Because we’ve learned to see such work as art, it is fascinating to be reminded, in the MoMA show, just how revolutionary an idea it was – and of how rapidly it took hold. It took no more than three years for “abstraction” to become a commonplace marker of the western cultural avant-garde, not just in painting but also in music, dance, photography, architecture and theatre. By the outbreak of the first World War, abstract art was the international style.

In one sense, the very rapidity of the spread of abstraction might seem to suggest it was not quite as new as it appeared. After all, much pre-Renaissance art is abstract – look at the Irish tradition from the spiral patterns at Newgrange to the dazzling convolutions of the Book of Kells. Equally, 19th-century landscape painting had been evolving into images that seem to be almost pure form. You have only to look at some of the glorious Turner watercolours at the National Gallery of Ireland to see that the idea of the painting as a mirror held up to nature was already dying.

But what happened about a century ago really was something new. The Newgrange spirals may be abstract, but they still refer to something real, probably the sun. Equally, the 19th-century landscapes are still responses to visual or emotional sensations experienced by the artist in the natural world. The new abstraction didn’t just cut this link but denied it altogether. Its radical gesture was to say, “This is it, folks: there’s nothing beyond what you see.”

So disturbing

This notion is so disturbing that the greatest painter of the era, Pablo Picasso, had already discovered it – and discarded it. The year before Kandinsky painted Impression III, Picasso made a series of small, strange, almost diagrammatic images that are undoubtedly abstract in the new sense.

But he shied away from them. To later abstract paintings he deliberately added a figurative element: a body part, a musical instrument, a fragment of a newspaper headline. “There is no abstract art,” he declared in 1935. “You must always start with something.”

And yet, once it had been declared, abstraction took over extraordinarily fast. In a matter of months, it was established in Germany (through Kandinsky’s Blue Rider group), France (Marcel Duchamp, Fernand Leger and Francis Picabia), the US (through Joseph Stella, the Armory exhibition in New York in 1913 and Georgia O’Keeffe), Italy (Filippo Tommaso Marinetti’s Futurists) and Russia (the great Vladimir Tatlin, whose astonishing model for a Monument to the Third International is one of the stars of the MoMA show). Perhaps no radical cultural idea has ever been assimilated and spread so quickly.

Just as remarkably, abstraction appealed both to the radical right (Marinetti and the British painter Wyndham Lewis) and to the radical left (Tatlin, Kazimir Malevich and Alexander Rodchenko).

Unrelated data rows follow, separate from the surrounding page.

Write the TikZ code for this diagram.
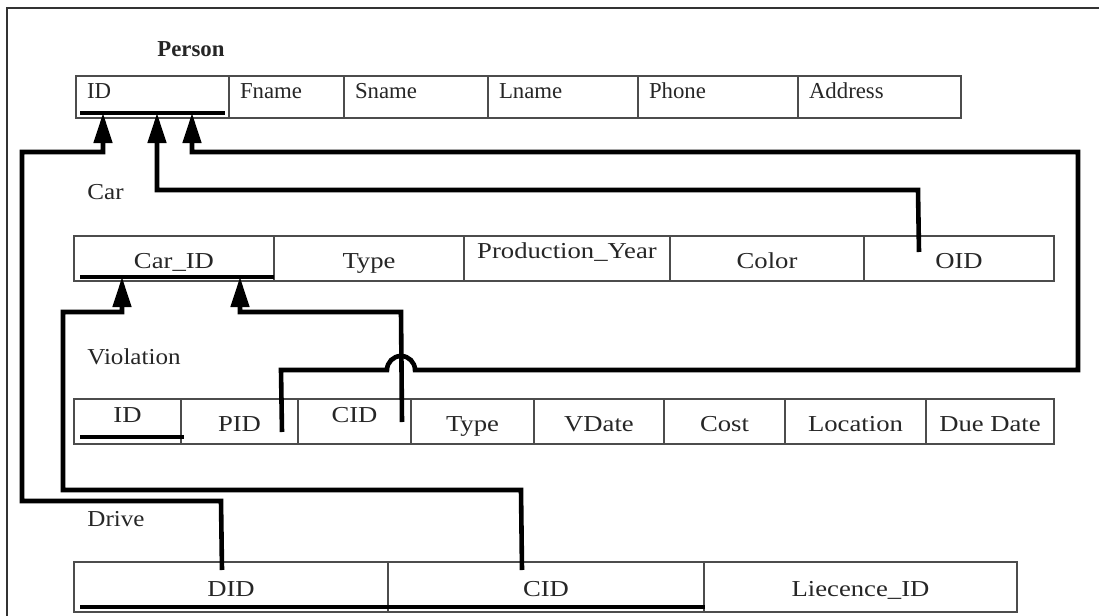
\documentclass[tikz,border=0pt]{standalone}
\usepackage{fontspec}
\setmainfont{Liberation Serif}
\newfontfamily\tabfont[FakeStretch=1.17]{Liberation Serif}
\newfontfamily\lblfont[FakeStretch=1.1]{Liberation Serif}
\usetikzlibrary{arrows.meta}

\begin{document}
\begin{tikzpicture}[
    x=0.5pt, y=-0.5pt,
    frame/.style={line width=1pt, black!80},
    title/.style={
      inner sep=0pt, text=black!85,
      font=\fontsize{11.4pt}{13pt}\selectfont\bfseries
    },
    tname/.style={
      inner sep=0pt, anchor=west, text=black!85,
      font={\lblfont\fontsize{11.4pt}{13pt}\selectfont}
    },
    pcell/.style={
      draw=black!70, line width=1pt, anchor=north west,
      inner xsep=5.5pt, inner ysep=0pt, minimum height=21pt,
      text width=#1, align=left, text height=8pt, text depth=7pt,
      text=black!85, font=\fontsize{11.4pt}{13pt}\selectfont
    },
    cell/.style={
      draw=black!70, line width=1pt, anchor=north west,
      inner sep=0pt, minimum width=#1, minimum height=22.5pt,
      text height=10.5pt, text depth=1pt,
      text=black!85, font={\tabfont\fontsize{11.4pt}{13pt}\selectfont}
    },
    dcell/.style={cell=#1, minimum height=25pt},
    key/.style={line width=2pt, black},
    fk/.style={line width=2.3pt, black, -{Triangle[length=15pt, width=9pt]}}
  ]
    \useasboundingbox (0,0) rectangle (1099,616);
    \draw[frame] (1099,8) -- (7,8) -- (7,616);

    \node[title] (t-person) at (191,49) {Person};
    \node[pcell=65.5pt] (p-id)    at (75,75)  {ID};
    \node[pcell=46.5pt] (p-fname) at (228,75) {Fname};
    \node[pcell=61pt]   (p-sname) at (343,75) {Sname};
    \node[pcell=64pt]   (p-lname) at (487,75) {Lname};
    \node[pcell=69pt]   (p-phone) at (637,75) {Phone};
    \node[pcell=70.5pt] (p-addr)  at (797,75) {Address};

    \node[tname] (t-car) at (87,192) {Car};
    \node[cell=100pt]  (c-carid) at (73,235)  {Car\_ID};
    \node[cell=95pt]   (c-type)  at (273,235) {Type};
    \node[cell=103pt]  (c-year)  at (463,235) {\raisebox{5pt}{Production\_Year}};
    \node[cell=97pt]   (c-color) at (669,235) {Color};
    \node[cell=95pt]   (c-oid)   at (863,235) {OID};

    \node[tname] (t-viol) at (87,357) {Violation};
    \node[cell=53.5pt] (v-id)    at (73,398)  {\raisebox{4.5pt}{ID}};
    \node[cell=58.5pt] (v-pid)   at (180,398) {PID};
    \node[cell=56.5pt] (v-cid)   at (297,398) {\raisebox{4.5pt}{CID}};
    \node[cell=61.5pt] (v-type)  at (410,398) {Type};
    \node[cell=65pt]   (v-vdate) at (533,398) {VDate};
    \node[cell=60.5pt] (v-cost)  at (663,398) {Cost};
    \node[cell=70.5pt] (v-loc)   at (784,398) {Location};
    \node[cell=64pt]   (v-due)   at (925,398) {Due Date};

    \node[tname] (t-drive) at (87,519) {Drive};
    \node[dcell=157pt]   (d-did) at (73,561)  {DID};
    \node[dcell=158pt]   (d-cid) at (387,561) {CID};
    \node[dcell=156.5pt] (d-lic) at (703,561) {Liecence\_ID};

    \draw[key] ([xshift=2.5pt,yshift=3pt]p-id.south west) -- ([xshift=-2.5pt,yshift=3pt]p-id.south east);
    \draw[key] ([xshift=3.5pt,yshift=2.5pt]c-carid.south west) -- ([xshift=-0.5pt,yshift=2.5pt]c-carid.south east);
    \draw[key] ([xshift=3.5pt,yshift=4pt]v-id.south west) -- ([xshift=1pt,yshift=4pt]v-id.south east);
    \draw[key] ([xshift=3.5pt,yshift=3pt]d-did.south west) -- ([yshift=3pt]d-cid.south east);

    \coordinate (pk1) at (103,113);
    \coordinate (pk2) at (157,113);
    \coordinate (pk3) at (192,113);
    \coordinate (ck1) at (122,277);
    \coordinate (ck2) at (240,277);

    \draw[fk] ([xshift=-4.5pt,yshift=-4.5pt]d-did.north) -- (221,501) -- (22,501) -- (22,152) -- (103,152) -- (pk1);
    \draw[fk] ([xshift=-20pt,yshift=-8.5pt]c-oid.north) -- (918,190) -- (157,190) -- (pk2);
    \draw[fk] ([xshift=21.25pt,yshift=6.5pt]v-pid.south) -- (281,370) -- (387,370)
      arc[start angle=180, end angle=0, radius=7pt] -- (1078,370) -- (1078,152) -- (192,152) -- (pk3);
    \draw[fk] ([xshift=23.75pt,yshift=11.5pt]v-cid.south) -- (401,312) -- (240,312) -- (ck2);
    \draw[fk] ([xshift=-12pt,yshift=-4.5pt]d-cid.north) -- (521,490) -- (63,490) -- (63,312) -- (122,312) -- (ck1);
  \end{tikzpicture}
\end{document}
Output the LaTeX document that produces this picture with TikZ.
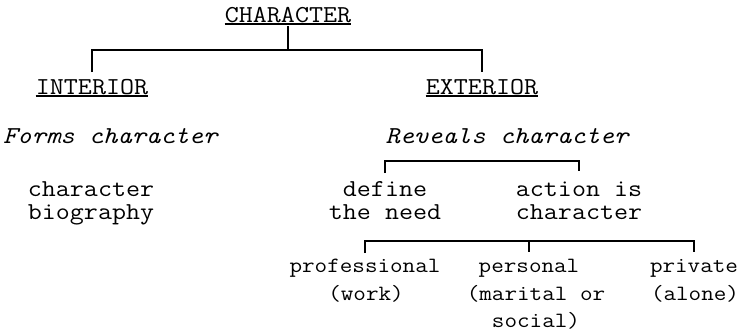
\documentclass[tikz,border=0pt]{standalone}
\usepackage{fontspec}
\setmonofont{Latin Modern Mono}[FakeStretch=1.12]
\begin{document}
\begin{tikzpicture}[x=1pt,y=-1pt,
  txt/.style={inner sep=0pt,anchor=base,font=\ttfamily\fontsize{24.3}{23}\selectfont},
  small/.style={inner sep=0pt,anchor=base,font=\ttfamily\fontsize{21.8}{27}\selectfont},
  ln/.style={line width=1.2pt},
  ul/.style={line width=1.1pt}]
\useasboundingbox (0,0) rectangle (743,335);
% level 0
\node[txt] (char) at (288,22) {CHARACTER};
% level 1
\node[txt] (interior) at (92,94) {INTERIOR};
\node[txt] (exterior) at (482,94) {EXTERIOR};
\node[txt,anchor=base west,font=\ttfamily\fontsize{24.3}{23}\selectfont\itshape] (forms) at (3,143) {Forms character};
\node[txt,font=\ttfamily\fontsize{24.3}{23}\selectfont\itshape] (reveals) at (507,143) {Reveals character};
\node[txt,align=center] (bio) at (91,219) {character\\biography};
\node[txt,align=center] (define) at (385,219) {define\\the need};
\node[txt,align=center] (action) at (579,219) {action is\\character};
% level 3
\node[small] (prof) at (365,272) {professional};
\node[small] (pers) at (529,272) {personal};
\node[small] (priv) at (694,272) {private};
\node[small] (work) at (366,300) {(work)};
\node[small,align=center] (marital) at (536,327) {(marital or\\social)};
\node[small] (alone) at (695,300) {(alone)};
% underlines
\foreach \n in {char,interior,exterior}
  \draw[ul] ([yshift=-2pt]\n.base west) -- ([yshift=-2pt]\n.base east);
% tree
\draw[ln] (char.base |- 0,26) -- (char.base |- 0,50);
\draw[ln] (interior.base |- 0,72) -- (interior.base |- 0,50) -- (exterior.base |- 0,50) -- (exterior.base |- 0,72);
% bracket 1
\draw[ln] (define.base |- 0,173) -- (define.base |- 0,161) -- (action.base |- 0,161) -- (action.base |- 0,171);
% bracket 2
\draw[ln] (prof.base |- 0,253) -- (prof.base |- 0,241) -- (priv.base |- 0,241) -- (priv.base |- 0,252);
\draw[ln] (pers.base |- 0,241) -- (pers.base |- 0,252);
\end{tikzpicture}
\end{document}
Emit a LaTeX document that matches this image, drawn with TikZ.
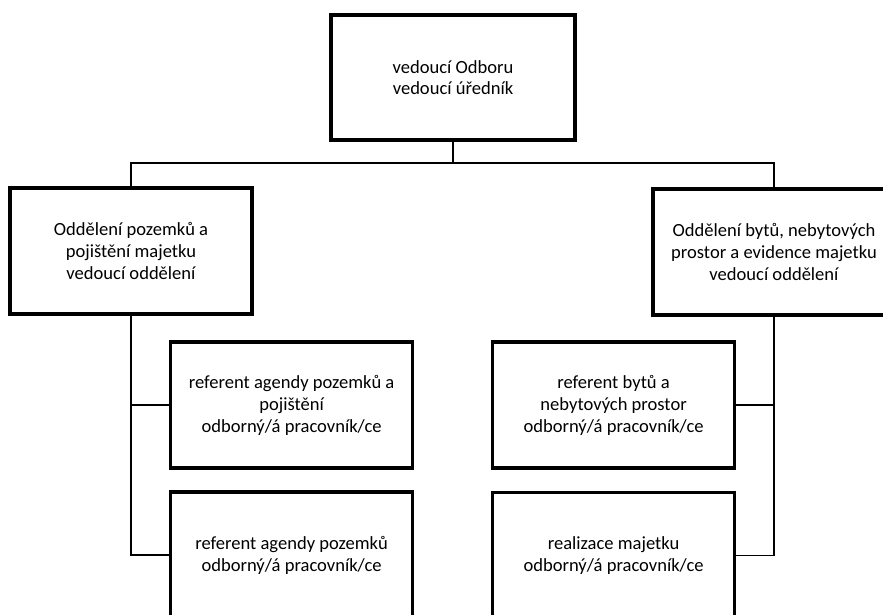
\documentclass[tikz,border=0pt]{standalone}
\usepackage{fontspec}
\setmainfont{Carlito}
\usepackage{xcolor}
\usepackage{tikz}
\usetikzlibrary{positioning}

\tikzset{
	blok/.style = {draw, line width=2.6pt, minimum width=6.05cm, minimum height=3.15cm,
		align=center, inner sep=2pt, font=\fontsize{13.2}{15.6}\selectfont},
	spoj/.style = {line width=0.9pt}
}

\begin{document}
\begin{tikzpicture}
			\useasboundingbox (0,0) rectangle (22.075,15.35);
			\clip (0,0) rectangle (22.075,15.35);
			
			% vedeni odboru
			\node [blok, minimum width=6.1cm, minimum height=3.12cm] (vedouci) at (11.325,13.41) {vedoucí Odboru\\vedoucí úředník};
			\coordinate (sbernice) at (11.325,11.275);
			
			% oddeleni
			\node [blok] (pozemky) at (3.275,9.075) {Oddělení pozemků a\\pojištění majetku\\vedoucí oddělení};
			\node [blok] (byty) at (19.35,9.05) {Oddělení bytů, nebytových\\prostor a evidence majetku\\vedoucí oddělení};
			
			% referenti
			\node [blok] (refpoj) at (7.29,5.225) {referent agendy pozemků a\\pojištění\\odborný/á pracovník/ce};
			\node [blok] (refpoz) at (7.29,1.475) {referent agendy pozemků\\odborný/á pracovník/ce};
			\node [blok] (refbyt) at (15.34,5.225) {referent bytů a\\nebytových prostor\\odborný/á pracovník/ce};
			\node [blok] (realiz) at (15.34,1.46) {realizace majetku\\odborný/á pracovník/ce};
			
			\draw [spoj] (vedouci.south) -- (sbernice);
			\draw [spoj] (pozemky.north) |- (sbernice) -| (byty.north);
			
			\draw [spoj] (pozemky.south) |- (refpoj.west);
			\draw [spoj] (pozemky.south) |- (refpoz.west);
			\draw [spoj] (byty.south) |- (refbyt.east);
			\draw [spoj] (byty.south) |- (realiz.east);
		\end{tikzpicture}
\end{document}
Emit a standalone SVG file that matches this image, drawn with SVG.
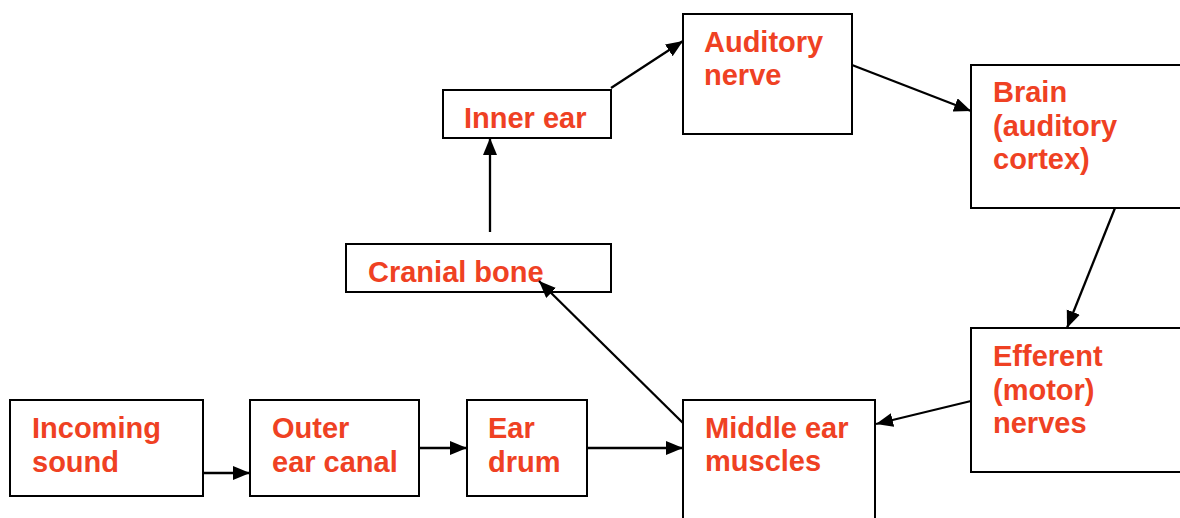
<svg xmlns="http://www.w3.org/2000/svg" width="1180" height="518" viewBox="0 0 1180 518">
<style>
.box{fill:#fff;stroke:#000;stroke-width:2}
.lbl{font-family:"Liberation Sans",Arial,sans-serif;font-weight:bold;font-size:29px;fill:#EF4123}
.conn{stroke:#000;stroke-width:2.3;fill:none;marker-end:url(#ah)}
</style>
<defs>
<marker id="ah" markerUnits="userSpaceOnUse" markerWidth="18" markerHeight="15" refX="17" refY="7" orient="auto">
<path d="M0,0 L17,7 L0,14 z" fill="#000"/>
</marker>
</defs>
<rect width="1180" height="518" fill="#fff"/>
<g id="incoming-sound">
<rect class="box" x="10" y="400" width="193" height="96"/>
<text class="lbl" x="32" y="438">Incoming</text>
<text class="lbl" x="32" y="472">sound</text>
</g>
<g id="outer-ear-canal">
<rect class="box" x="250" y="400" width="169" height="96"/>
<text class="lbl" x="272" y="438">Outer</text>
<text class="lbl" x="272" y="472">ear canal</text>
</g>
<g id="ear-drum">
<rect class="box" x="467" y="400" width="120" height="96"/>
<text class="lbl" x="488" y="438">Ear</text>
<text class="lbl" x="488" y="472">drum</text>
</g>
<g id="middle-ear-muscles">
<rect class="box" x="683" y="400" width="192" height="130"/>
<text class="lbl" x="705" y="438">Middle ear</text>
<text class="lbl" x="705" y="471">muscles</text>
</g>
<g id="cranial-bone">
<rect class="box" x="346" y="244" width="265" height="48"/>
<text class="lbl" x="368" y="282">Cranial bone</text>
</g>
<g id="inner-ear">
<rect class="box" x="443" y="90" width="168" height="48"/>
<text class="lbl" x="464" y="128">Inner ear</text>
</g>
<g id="auditory-nerve">
<rect class="box" x="683" y="14" width="169" height="120"/>
<text class="lbl" x="704" y="52">Auditory</text>
<text class="lbl" x="704" y="85">nerve</text>
</g>
<g id="brain">
<rect class="box" x="971" y="65" width="220" height="143"/>
<text class="lbl" x="993" y="102">Brain</text>
<text class="lbl" x="993" y="135.5">(auditory</text>
<text class="lbl" x="993" y="169">cortex)</text>
</g>
<g id="efferent-nerves">
<rect class="box" x="971" y="328" width="220" height="144"/>
<text class="lbl" x="993" y="366">Efferent</text>
<text class="lbl" x="993" y="400">(motor)</text>
<text class="lbl" x="993" y="433">nerves</text>
</g>
<g id="connectors">
<line class="conn" x1="203" y1="473" x2="250" y2="473"/>
<line class="conn" x1="419" y1="448" x2="467" y2="448"/>
<line class="conn" x1="587" y1="448" x2="683" y2="448"/>
<line class="conn" x1="683" y1="423" x2="539" y2="281"/>
<line class="conn" x1="490" y1="232" x2="490" y2="138"/>
<line class="conn" x1="611" y1="88" x2="683" y2="41"/>
<line class="conn" x1="852" y1="65" x2="971" y2="111"/>
<line class="conn" x1="1115" y1="208" x2="1067" y2="328"/>
<line class="conn" x1="971" y1="401" x2="876" y2="424"/>
</g>
</svg>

Here, though, may be the irony of abstraction. It was too successful to retain its power to disturb and, in many cases, to delight. A slight air of disappointment hangs over the MoMA show: for all its wonders, too many of the once-astounding works can now be damned with that most terrible term of approbation: interesting. In the end, even the most abstract work does need what Picasso called “something” – some reference to a real or imagined, physical or spiritual world beyond itself.